The exhibit is armed with information about European immigrants who set out to find the newly created Dominion of Canada. Desperate to escape economic and political turmoil in their home country, many clung to the hope that Canada was all it boasted to be.

“Very mistaken ideas prevail in the Old Country as to the climate of the Canadian North-West. Every extreme of hardship is associated with it by many people. Nothing is further from the fact. No doubt there are conditions of decided heat in the Summer and cold in Winter. The thermometer will sometimes range 100 in the shade in Summer and 30 below zero in Winter. But these extremes will continue for only a few days at a time out of 365… The winter is considered most enjoyable, though each season has its pleasures, and it is this variety, combined with the sunny sky and pure healthy air which constitutes the great charm of the climate.” 

— The Canada North-West Land Company Ltd.’s “A Practical Hand-Book for Manitoba And the North-West Territories Containing Important Information for Intending Settlers,” compiled by W. B. MacDougall (1883).

Kronau was only one of many areas settled during the government-stimulated wave of western expansion in the late 1800s. Between the Homestead Act, which sold quarters of land to immigrant farmers for $10, the completion of the transcontinental railway in Regina in 1883, and the 1897 Crow’s Nest Pass (which established low freight rates), Saskatchewan was the fastest-growing province by the turn of the twentieth century.

The first Kronau settlers oriented themselves near the track and those who followed would venture farther out. Major immigration to Richardson began in 1882 and St. Joseph’s Colony was established in 1886.

These settlers were predominantly European immigrants from the Black Sea area of Ukraine (then Southern Russia). These first pioneers came from the district of Cherson and the city of Odessa. Immigrants had left both Roman Catholic and Lutheran villages back home, so they aligned themselves along similar religious line once arriving in Canada. 
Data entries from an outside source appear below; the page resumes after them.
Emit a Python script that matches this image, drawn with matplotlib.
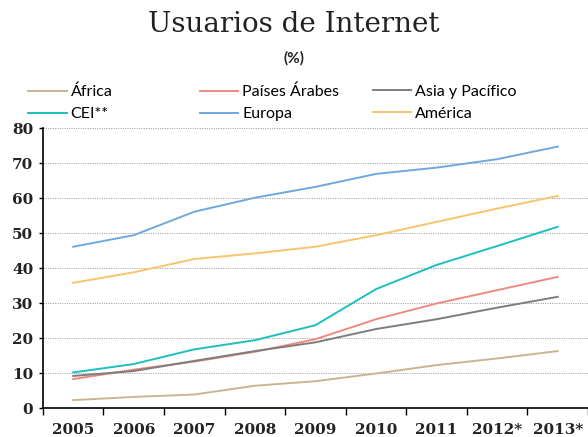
import matplotlib.pyplot as plt
from matplotlib.lines import Line2D
import numpy as np

# data (%)
years = ["2005", "2006", "2007", "2008", "2009", "2010", "2011", "2012*", "2013*"]
africa = [2.3, 3.2, 3.9, 6.4, 7.7, 9.9, 12.3, 14.2, 16.3]
arabes = [8.3, 11.0, 13.3, 16.1, 19.7, 25.4, 29.9, 33.7, 37.5]
asia = [9.2, 10.6, 13.5, 16.3, 18.8, 22.6, 25.4, 28.7, 31.8]
cei = [10.2, 12.6, 16.8, 19.4, 23.7, 34.0, 40.9, 46.3, 51.8]
europa = [46.1, 49.4, 56.1, 60.1, 63.2, 66.9, 68.7, 71.1, 74.7]
america = [35.8, 38.8, 42.6, 44.2, 46.1, 49.4, 53.2, 57.0, 60.6]

names = ["África", "Países Árabes", "Asia y Pacífico", "CEI**", "Europa", "América"]
series = [africa, arabes, asia, cei, europa, america]
colors = ["#c9b591", "#ef8a80", "#7d7d7d", "#1dbfbf", "#6ea8dc", "#f9c46c"]

fig = plt.figure(figsize=(5.88, 4.37), dpi=100)
ax = fig.add_axes([0.073, 0.066, 0.927, 0.641])

x = np.arange(len(years))
for vals, col, name in zip(series, colors, names):
    ax.plot(x, vals, color=col, lw=1.4, label=name)

ax.set_xlim(-0.5, len(years) - 0.5)
ax.set_ylim(0, 80)
ax.set_yticks(range(0, 90, 10))
ax.yaxis.grid(True, linestyle=(0, (1.2, 1.6)), color="#8a8a8a", lw=0.6)
ax.set_axisbelow(True)

# category boundaries get the ticks, labels sit in the middle
ax.set_xticks(np.arange(-0.5, len(years), 1.0))
ax.set_xticklabels([])
ax.set_xticks(x, minor=True)
ax.set_xticklabels(years, minor=True)
ax.tick_params(axis="x", which="major", length=5, width=1, direction="out")
ax.tick_params(axis="x", which="minor", length=0, pad=11)
ax.tick_params(axis="y", length=3, width=1, pad=4)

for lab in ax.get_xticklabels(minor=True) + ax.get_yticklabels():
    lab.set_fontfamily("DejaVu Serif")
    lab.set_fontweight("bold")
    lab.set_fontsize(11)
    lab.set_color("#222222")

for side in ["top", "right"]:
    ax.spines[side].set_visible(False)
ax.spines["left"].set_linewidth(1.2)
ax.spines["bottom"].set_linewidth(1.2)

fig.text(0.5, 0.945, "Usuarios de Internet", ha="center", va="center",
         fontsize=20, family="DejaVu Serif", color="#222222")
fig.text(0.5, 0.866, "(%)", ha="center", va="center", fontsize=11,
         fontweight="bold", family="Lato", color="#222222")

# legend: three columns placed by hand
col_x = [0.048, 0.34, 0.634]
for i, cx in enumerate(col_x):
    handles = [Line2D([], [], color=colors[i], lw=1.4),
               Line2D([], [], color=colors[i + 3], lw=1.4)]
    labels = [names[i], names[i + 3]]
    fig.legend(handles, labels, loc="upper left", bbox_to_anchor=(cx, 0.806),
               frameon=False, handlelength=2.4, handletextpad=0.25,
               labelspacing=0.48, borderpad=0, borderaxespad=0,
               prop={"family": "Lato", "size": 11.5})

fig.savefig("out.png", dpi=100)
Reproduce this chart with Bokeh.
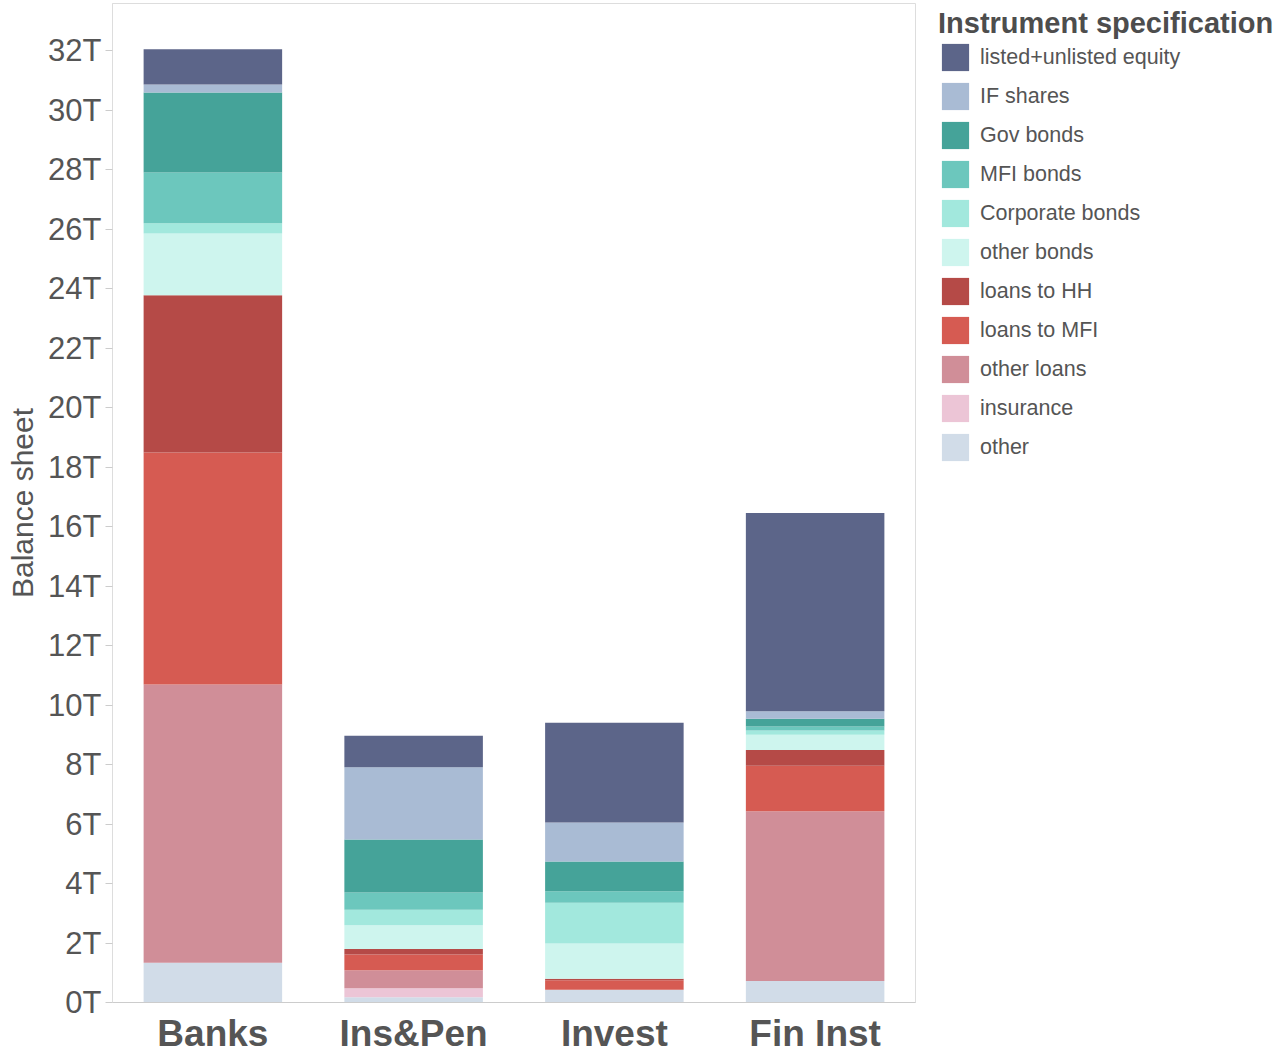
from bokeh.plotting import figure
from bokeh.models import FactorRange, Range1d, FixedTicker, Legend, LegendItem, ColumnDataSource
from bokeh.embed import file_html
from bokeh.resources import INLINE

# ---- data (values in trillions) ----
sectors = ["Banks", "Ins&Pen", "Invest", "Fin Inst"]
instruments = ["other", "insurance", "other loans", "loans to MFI", "loans to HH",
               "other bonds", "Corporate bonds", "MFI bonds", "Gov bonds",
               "IF shares", "listed+unlisted equity"]
other_vals       = [1.34, 0.18, 0.43, 0.72]
insurance_vals   = [0.00, 0.30, 0.00, 0.00]
other_loans      = [9.35, 0.60, 0.00, 5.71]
loans_mfi        = [7.80, 0.53, 0.32, 1.53]
loans_hh         = [5.28, 0.19, 0.05, 0.53]
other_bonds      = [2.08, 0.80, 1.18, 0.51]
corporate_bonds  = [0.34, 0.52, 1.37, 0.14]
mfi_bonds        = [1.71, 0.58, 0.39, 0.14]
gov_bonds        = [2.69, 1.78, 1.00, 0.26]
if_shares        = [0.27, 2.43, 1.31, 0.25]
equity           = [1.18, 1.06, 3.35, 6.66]
y_ticks = list(range(0, 33, 2))
y_tick_labels = [f"{t}T" for t in y_ticks]

colors = ["#d1dce8", "#ecc5d6", "#d08e98", "#d65b52", "#b54a47",
          "#cef5ee", "#a2e8dd", "#6cc7bd", "#45a399", "#a9bbd4", "#5c6589"]

series = [other_vals, insurance_vals, other_loans, loans_mfi, loans_hh, other_bonds,
          corporate_bonds, mfi_bonds, gov_bonds, if_shares, equity]
data = {"sector": sectors}
for name, vals in zip(instruments, series):
    data[name] = vals
source = ColumnDataSource(data)

FONT = "Liberation Sans"
TXT = "#555555"

p = figure(frame_width=803, frame_height=999, output_backend="svg", toolbar_location=None,
           x_range=FactorRange(*sectors), y_range=Range1d(0, 33.58),
           min_border_left=112, min_border_right=360, min_border_top=3, min_border_bottom=40)

renderers = p.vbar_stack(stackers=instruments, x="sector", width=0.69, color=colors,
                         line_color=None, source=source)

p.xgrid.visible = False
p.ygrid.visible = False
p.outline_line_color = "#dddddd"
p.background_fill_color = "white"
p.border_fill_color = "white"

ya = p.yaxis[0]
ya.ticker = FixedTicker(ticks=y_ticks)
ya.major_label_overrides = {t: l for t, l in zip(y_ticks, y_tick_labels)}
ya.major_label_text_font = FONT
ya.major_label_text_font_size = "31px"
ya.major_label_text_color = TXT
ya.axis_line_color = "#dddddd"
ya.major_tick_line_color = "#cccccc"
ya.major_tick_out = 7
ya.major_tick_in = 0
ya.minor_tick_line_color = None
ya.major_label_standoff = 4
ya.axis_label = "Balance sheet"
ya.axis_label_text_font = FONT
ya.axis_label_text_font_size = "30px"
ya.axis_label_text_font_style = "normal"
ya.axis_label_text_color = TXT
ya.axis_label_standoff = 6

xa = p.xaxis[0]
xa.major_label_text_font = FONT
xa.major_label_text_font_size = "37px"
xa.major_label_text_font_style = "bold"
xa.major_label_text_color = TXT
xa.axis_line_color = "#cccccc"
xa.major_tick_line_color = None
xa.minor_tick_line_color = None
xa.major_label_standoff = 4

items = [LegendItem(label=name, renderers=[r]) for name, r in zip(instruments, renderers)]
items = items[::-1]
legend = Legend(items=items, title="Instrument specification", location=(23, 538),
                padding=0, margin=0, spacing=5, glyph_width=34, glyph_height=34,
                label_height=34, label_standoff=8,
                label_text_font=FONT, label_text_font_size="21.5px", label_text_color=TXT,
                title_text_font=FONT, title_text_font_size="29px", title_text_font_style="bold",
                title_text_color="#4d4d4d", title_standoff=0,
                border_line_color=None, background_fill_alpha=0)
p.add_layout(legend, "right")

open("out.html", "w").write(file_html(p, INLINE))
The first record of settlers near Kronau was in 1880, when a wave of Catholics moved into the area. More arrived in 1891 and 1892 before a period of lessened immigration began in 1894.

The first Lutheran family in the area was that of Michael Bühler in 1891. During the fall following his immigration, several more families settled the area southeast of Kronau’s current location. They named this settlement Kronau after the region in which they had lived in Russia. A document dated October 1898 lists 116 persons registered at the settlement. 

In 1897, the Lutherans also established a colony two miles southeast of the current Kronau hamlet. The surveyed plans indicate that there were more than forty lots. 

However, this colony did not last long due to the arrival of the Canadian Pacific Railway in 1903, whose surveyors named the northwest quarter of Section 33 as Kronau’s town site. The store, which had been built in the colony, was moved to the new location and soon, business began to flourish. By then, English and Scottish immigrants had joined the mostly German Roman Catholic and Lutheran population.At the turn of the twentieth century, people from the United States began to move west of Kronau, toward Estlin and Gray. Rather than settling the area south of Wascana Creek – because of the creek, the land’s heavy soil, and its distance to the railroad – the pioneers settled in the area of Riceton. They’d arrive in Kronau via train, then cross the Wascana in early fall and winter. With them came farming equipment, and granaries were built near elevators around Kronau so that their grain could be sold. The railroad line (CNR) was completed at Riceton and Gray in 1912. More details about the Kronau Colony can be found in the history book, Leippi Lineage at Kronau Museum.


Saar School Legacy

Saar School

This display serves as a time capsule for the lasting effect that Saar School has left, and an ode to the importance of education. The upper level of Saar School houses prized artifacts from years of schooling, including Saar School clothing, trophies from Edenwold School, and a very special display dedicated to previous Saar class photos, as well as excerpts from a comprehensive book provided by former Saar School staff member, Mrs. Drake. As an extension of this exhibit, we also have a schoolroom that contains antique desks and books from the early 1900s and beyond.

Saar School was built in 1926, in a settlement a few kilometers outside of Kronau. The school was initially built because Scott School had become too overcrowded. In southern Saskatchewan, each settlement built their own schools, which were about 8 miles apart. The schools, such as this one, were one room, employed one teacher and simultaneously taught grades 1-10. Schools were utilized as community hubs for many events, such as church, dances, and weddings. The old Saar school was the last school building in Kronau to be governed by a local authority. In 2008, Saar School was moved to its permanent location beside the Bethlehem Lutheran Church, and in 2010 it became a designated Municipal Heritage site. The museum did extensive fundraising and restoration began in 2011, with renovations finally being complete in June 2024.